I have at least to wallets never spent from that were recently restored 1 has 50 bitcoin the other I believe at least a thousand started in 2009 my question is who has access to remotely upgrade my wallets and then deny me access to the contents
Why does bitcoin not have live support
Because bitcoin is not a business or any sort of organisation. It is not controlled by anyone, it is controlled by you and thousands of people like you. Bitcoin is essentially no more than a definition and the people who run software that implement the definition. The person who wrote the original definition is no longer involved.
There are anciliary (some might say parasitic or predatory) businesses that offer bitcoin services. E.g. holding your wallet for you or providing for the exchange of currencies. But these businesses do not control Bitcoin. These businesses are not strictly a necessary part of Bitcoin.
There are mining consortia who exert considerable influence over the integrity and operation of the bitcoin blockchain, but you don't have any direct relationship with those people or businesses, they don't work for you or depend on you individually and have no need to communicate with you as a person, they could gain nothing by helping you.
In short - Bitcoin is a peer-to-peer system. There is no Bitcoin.
You might as well ask why the English language has no live support. Who would run it? Why would they run it? Why would you trust them?
If your wallet software was purchased - the business that sold you the wallet might offer you live support. Most wallet software is given away free with no support other than "community support" and the opportunity to report bugs to a system used by the developers (who are often just volunteers)

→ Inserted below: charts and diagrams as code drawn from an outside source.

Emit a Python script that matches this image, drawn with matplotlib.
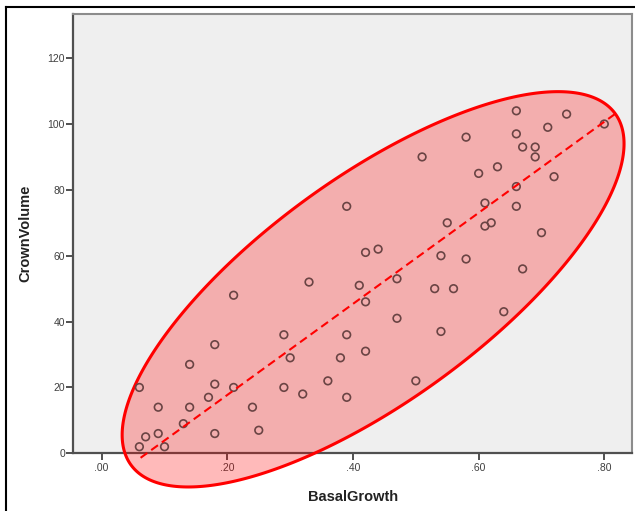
import numpy as np
import matplotlib
matplotlib.use('Agg')
import matplotlib.pyplot as plt
from matplotlib.lines import Line2D

# values
basal_growth = [0.06, 0.06, 0.07, 0.09, 0.09, 0.10, 0.13, 0.14, 0.14, 0.17,
                0.18, 0.18, 0.18, 0.21, 0.21, 0.24, 0.25, 0.29, 0.29, 0.30,
                0.32, 0.33, 0.36, 0.38, 0.39, 0.39, 0.39, 0.41, 0.42, 0.42,
                0.42, 0.44, 0.47, 0.47, 0.50, 0.51, 0.53, 0.54, 0.54, 0.55,
                0.56, 0.58, 0.58, 0.60, 0.61, 0.61, 0.62, 0.63, 0.64, 0.66,
                0.66, 0.66, 0.66, 0.67, 0.67, 0.69, 0.69, 0.70, 0.71, 0.72,
                0.74, 0.80]
crown_volume = [20, 2, 5, 14, 6, 2, 9, 27, 14, 17,
                33, 21, 6, 48, 20, 14, 7, 36, 20, 29,
                18, 52, 22, 29, 75, 36, 17, 51, 61, 46,
                31, 62, 53, 41, 22, 90, 50, 60, 37, 70,
                50, 96, 59, 85, 76, 69, 70, 87, 43, 104,
                97, 81, 75, 93, 56, 93, 90, 67, 99, 84,
                103, 100]

x_ticks = [0.0, 0.2, 0.4, 0.6, 0.8]
x_tick_labels = ['.00', '.20', '.40', '.60', '.80']
y_ticks = [0, 20, 40, 60, 80, 100, 120]

# annotation ellipse (data units): centre and the two semi-axis vectors
ell_center = (0.432, 49.8)
ell_major = (0.3855, 53.3)
ell_minor = (0.1045, -27.6)

plt.rcParams['font.family'] = ['Liberation Sans', 'DejaVu Sans']

fig = plt.figure(figsize=(6.35, 5.11), dpi=100)
ax = fig.add_axes([0.1154, 0.1129, 0.9957 - 0.1154, 0.9726 - 0.1129])
ax.set_facecolor('#efefef')

ax.scatter(basal_growth, crown_volume, s=30, facecolors='none',
           edgecolors='#6a4444', linewidths=1.2, zorder=4)

t = np.linspace(0, 2 * np.pi, 400)
ex = ell_center[0] + ell_major[0] * np.cos(t) + ell_minor[0] * np.sin(t)
ey = ell_center[1] + ell_major[1] * np.cos(t) + ell_minor[1] * np.sin(t)
ax.fill(ex, ey, facecolor=(1, 0, 0, 0.27), edgecolor='#ff0000',
        linewidth=2.2, zorder=3, clip_on=False)

# dashed major axis
s = np.array([-0.96, 1.0])
ax.plot(ell_center[0] + ell_major[0] * s, ell_center[1] + ell_major[1] * s,
        color='#ff0000', lw=1.5, dashes=(4, 2.3), zorder=5, clip_on=False)

ax.set_xlim(-0.0452, 0.8445)
ax.set_ylim(0, 133.4)
ax.set_xticks(x_ticks)
ax.set_xticklabels(x_tick_labels)
ax.set_yticks(y_ticks)

for side in ['left', 'bottom']:
    ax.spines[side].set_color('#505050')
    ax.spines[side].set_linewidth(1.6)
for side in ['top', 'right']:
    ax.spines[side].set_color('#8c8c8c')
    ax.spines[side].set_linewidth(1.5)

ax.tick_params(axis='both', direction='out', length=5, width=1.4,
               color='#505050', labelsize=7.5, labelcolor='#404040')
ax.tick_params(axis='y', pad=1)
ax.tick_params(axis='x', pad=2)

ax.set_xlabel('BasalGrowth', fontsize=10.5, fontweight='bold', color='#222222')
ax.set_ylabel('CrownVolume', fontsize=10.5, fontweight='bold', color='#222222')
ax.xaxis.set_label_coords(0.5, -0.0835)
ax.yaxis.set_label_coords(-0.074, 0.5)

# outer chart frame (left and top edge only)
fig.add_artist(Line2D([0.0102, 0.0102], [0.0, 0.9863], color='black', lw=1.5))
fig.add_artist(Line2D([0.0102, 1.0], [0.9863, 0.9863], color='black', lw=1.5))

plt.savefig('out.png', dpi=100)
plt.close()
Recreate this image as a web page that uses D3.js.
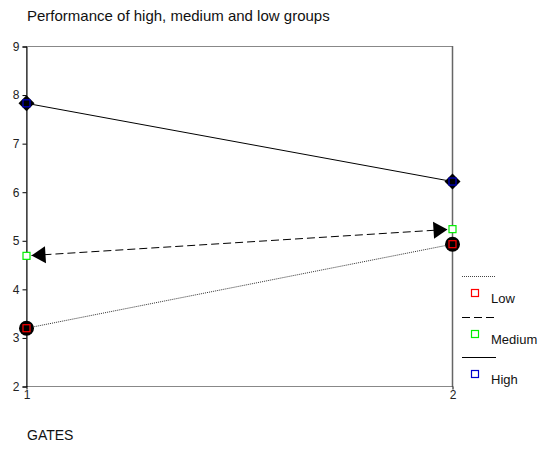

who has access to remotely upgrade my wallets
Since the wallets are just software running on your computer, anyone who has access to your computer can upgrade the software on it. They may need to obtain your computer account credentials or obtain administrator access - but this is easy if they have physical access to the computer.
If the computer is connected to a network and has remote-control software installed on it then these actions can be done remotely. If the computer's operating system or any installed applications have un-patched security flaws then these can often be exploited remotely to obtain control over the software.
In short, never keep significant amounts of money in a wallet in a computer that is connected to a network. Never give anyone else access to the computer containing your wallet. Never share your private keys, login credentials or any other sensitive information.
and then deny me access to the contents
You mention the wallets "were recently restored". Your choice of words suggests that you may have had help or someone else did this for you.
Such a person would have been able to "restore" the wallets in a way that denied you the ability to spend the contents. For example by setting up "watch-only" addresses and by copying the private keys or keeping them to themselves.
If I had 50 bitcoin ($320,644 at todays exchange rate) I would not trust anyone to help me with it. I would particularly not trust anyone I hadn't know personally for at least five years pretty closely. That's a decent annual wage - I would be prepared to spend a year working full-time to work out how to recover it myself and, if successful, I would consider that years's effort well-spent.